From the 18th January until the 3rd March 2007, the wording on the rear of metcards was altered to remind patrons of the imminent removal of Zone 3:


Ticket vending machines and station BOM's were both reprogrammed such that they would not sell monthly tickets with a Zone 3 component that would expire after March 3rd. It was originally intended that the same procedure would be applied to weekly tickets (whose sales are much greater). However it was realised that this would disrupt the purchasing habits of so many people, forcing them to que on Monday morning March 5th, that the situation would be intolerable. A special procedure was devised for refunding or replacing tickets witha Zone 3 component but not for tickets available solely in Zone 3 which are now valid in the extended Zone 2. From Sunday 4th March, ticket vending machines would not sell any Zone 3 tickets. If Zone 3 was pressed during the ticket selection process, the machines simply continued to display the "select zone" message. The fascia of TVM's have not been altered, however a number have had hand written notices affixed. Also from the 4th March, the numeral "3" no longer appeared as part of the printing process on any metcards. This has had an effect on the provision of zonal information on the rear of several BOM-generated metcards where Zone 3 was always shown as part of the standard availability of these tickets, namely Sunday Saver and Group Traveller.

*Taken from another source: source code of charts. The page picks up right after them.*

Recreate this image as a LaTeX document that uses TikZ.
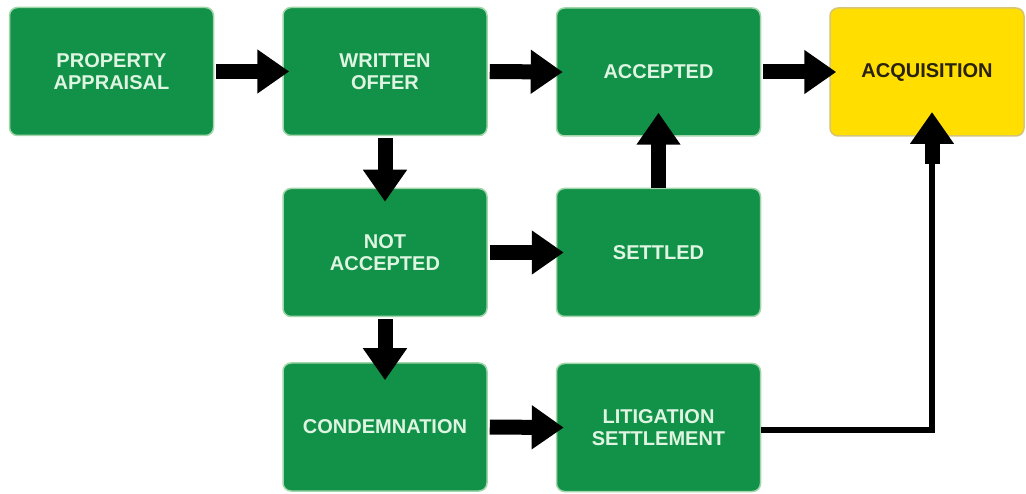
\documentclass[tikz,border=0pt]{standalone}
\usepackage{fontspec}
\setmainfont{Liberation Sans}
\usetikzlibrary{arrows.meta}
\definecolor{boxgreen}{RGB}{18,145,72}
\definecolor{boxedge}{RGB}{160,214,170}
\definecolor{boxtext}{RGB}{222,245,226}
\definecolor{acqyellow}{RGB}{255,222,0}
\definecolor{acqedge}{RGB}{214,196,120}
\definecolor{acqtext}{RGB}{40,34,14}
\tikzset{
  stepbox/.style={rectangle, rounded corners=8pt, fill=boxgreen, draw=boxedge, line width=1.5pt,
    minimum width=204pt, minimum height=128pt, align=center, text=boxtext,
    font=\fontsize{20}{21.5}\selectfont\bfseries, inner sep=0pt},
  goalbox/.style={stepbox, fill=acqyellow, draw=acqedge, text=acqtext, minimum width=194pt},
  bigarrow/.style={line width=15pt, -{Triangle[width=42pt,length=32pt]}},
  thinline/.style={line width=6pt}
}
\begin{document}
\begin{tikzpicture}[x=1pt,y=-1pt]
\useasboundingbox (0,0) rectangle (1026,494);
\node[stepbox] (pa) at (111.5,71.5) {PROPERTY\\APPRAISAL};
\node[stepbox] (wo) at (385,71.5) {WRITTEN\\OFFER};
\node[stepbox] (acc) at (658.5,72) {ACCEPTED};
\node[goalbox] (acq) at (927,72) {ACQUISITION};
\node[stepbox] (na) at (385,252.5) {NOT\\ACCEPTED};
\node[stepbox] (set) at (658.5,252.5) {SETTLED};
\node[stepbox] (cond) at (385,427) {CONDEMNATION};
\node[stepbox] (lit) at (658.5,427.5) {LITIGATION\\SETTLEMENT};
% arrows
\draw[bigarrow, shorten <=2pt, shorten >=-7pt] (pa.east) -- (wo.west);
\draw[bigarrow, shorten <=2pt, shorten >=-7pt] (wo.east) -- (acc.west);
\draw[bigarrow, shorten <=2pt, shorten >=-7pt] (acc.east) -- (acq.west);
\draw[bigarrow, shorten <=2pt, shorten >=-14pt] (wo.south) -- (na.north);
\draw[bigarrow, shorten <=2pt, shorten >=-18pt] (na.south) -- (cond.north);
\draw[bigarrow, shorten <=2pt, shorten >=-8pt] (na.east) -- (set.west);
\draw[bigarrow, shorten <=2pt, shorten >=-8pt] (cond.east) -- (lit.west);
\draw[bigarrow, shorten >=-24pt] (set.north) -- (acc.south);
% litigation to acquisition
\coordinate (corner) at (932,430);
\coordinate (rise) at (932,160);
\coordinate (acqin) at (932,137);
\draw[thinline] (lit.east |- corner) -- (corner) -- (rise);
\draw[bigarrow, shorten >=-25pt] ([yshift=-4pt]rise) -- (acqin);
\end{tikzpicture}
\end{document}
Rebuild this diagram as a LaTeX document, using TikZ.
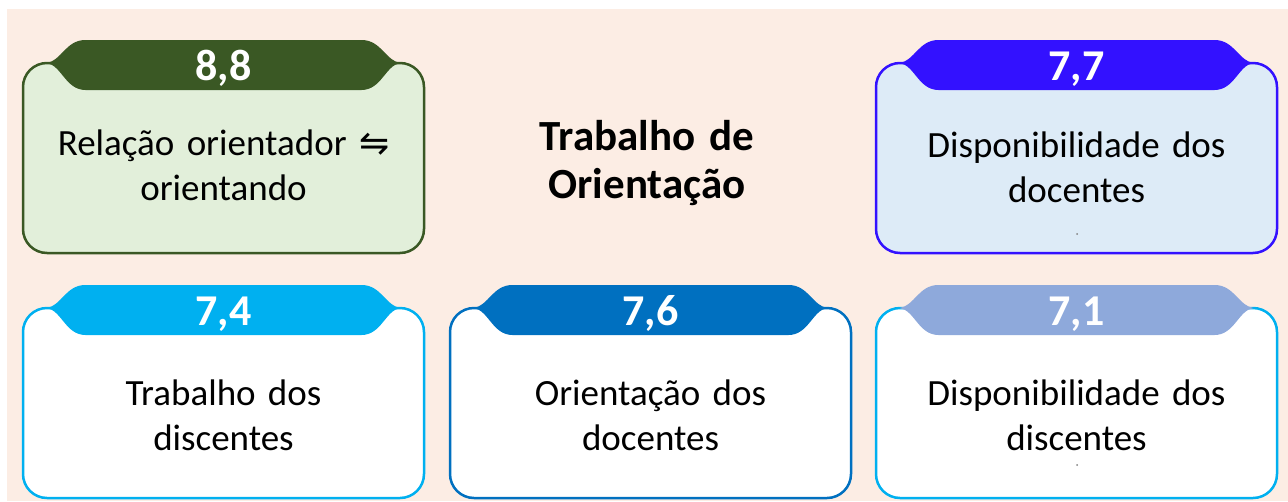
\documentclass[tikz,border=0pt]{standalone}
\usepackage{fontspec}
\setmainfont{Carlito}
\newfontfamily\arrowfont{DejaVu Sans}
\usetikzlibrary{positioning}

\definecolor{peach}{HTML}{FCEDE4}
\definecolor{greendark}{HTML}{3A5824}
\definecolor{greenfill}{HTML}{E2EFDA}
\definecolor{violetline}{HTML}{3311FF}
\definecolor{violetfill}{HTML}{DDEBF7}
\definecolor{cyanline}{HTML}{00B0F0}
\definecolor{bluedark}{HTML}{0070C0}
\definecolor{bluesoft}{HTML}{8EA9DB}

\begin{document}
\begin{tikzpicture}[x=1pt, y=-1pt,
                    card node/.style={rectangle, draw, line width=2.5pt, rounded corners=24pt,
                      minimum width=401pt, minimum height=190pt, inner sep=0pt, outer sep=0pt},
                    score node/.style={anchor=base, text=white, font=\fontsize{44}{48}\selectfont\bfseries},
                    text node/.style={anchor=base, text width=390pt, align=center,
                      font=\fontsize{37}{45}\selectfont},
                    title node/.style={anchor=base, text width=300pt, align=center,
                      font=\fontsize{43}{48}\selectfont\bfseries},
                    pics/card tab/.style={code={
                      \fill[#1] (-177,0) .. controls (-162,-2) and (-158,-23) .. (-138,-23)
                        -- (138,-23) .. controls (158,-23) and (162,-2) .. (177,0)
                        .. controls (162,2) and (158,27) .. (138,27)
                        -- (-138,27) .. controls (-158,27) and (-162,2) .. (-177,0) -- cycle;}}]

  \useasboundingbox (0,0) rectangle (1288,501);
  \fill[white] (0,0) rectangle (1288,501);
  \fill[peach] (7,9) rectangle (1288,501);

  % cards
  \node[card node, fill=greenfill, draw=greendark] (1) at (223.5,158) {};
  \node[card node, fill=white, draw=cyanline] (3) [below=55pt of 1] {};
  \node[card node, fill=white, draw=bluedark] (4) [right=26pt of 3] {};
  \node[card node, fill=white, draw=cyanline] (5) [right=25pt of 4] {};
  \node[card node, fill=violetfill, draw=violetline] (2) [above=55pt of 5] {};

  \pic at (1.north) {card tab=greendark};
  \pic at (2.north) {card tab=violetline};
  \pic at (3.north) {card tab=cyanline};
  \pic at (4.north) {card tab=bluedark};
  \pic at (5.north) {card tab=bluesoft};

  % scores
  \node[score node] (s1) at ([yshift=-17pt]1.north) {8,8};
  \node[score node] (s2) at ([yshift=-17pt]2.north) {7,7};
  \node[score node] (s3) at ([yshift=-17pt]3.north) {7,4};
  \node[score node] (s4) at ([yshift=-17pt]4.north) {7,6};
  \node[score node] (s5) at ([yshift=-17pt]5.north) {7,1};

  % texts
  \node[text node] (t1) at ([yshift=-92pt]1.north) {Relação orientador {\arrowfont\fontsize{36}{45}\selectfont ⇋}\\orientando};
  \node[text node] (t2) at ([yshift=-94pt]2.north) {Disponibilidade dos\\docentes};
  \node[text node] (t3) at ([yshift=-97pt]3.north) {Trabalho dos\\discentes};
  \node[text node] (t4) at ([yshift=-97pt]4.north) {Orientação dos\\docentes};
  \node[text node] (t5) at ([yshift=-97pt]5.north) {Disponibilidade dos\\discentes};

  \node[title node] (title) at (647,150) {Trabalho de\\Orientação};

  \fill[gray] (1077,234) circle (1pt);
  \fill[gray] (1077,465) circle (1pt);
\end{tikzpicture}
\end{document}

Throughout the retail outlet network, all metcards valid for travel in Zone 3 were withdrawn. A new Sunday Saver for Zone 1/2 has appeared. The Fares and Travelling Guide booklet has also been reprinted (dated March 2007) with a similar cover to the 2006 issue. These copies should be treated only as an interim product as they will be replaced effective with the fare rise on Sunday 3rd June 2007.

Lastly, there is perhaps one final consideration that could be given towards the removal of Zone 3 and that is, having now done so, it reduces the recognition and data processing requirements of the forthcoming "myki" smartcard fare payment system.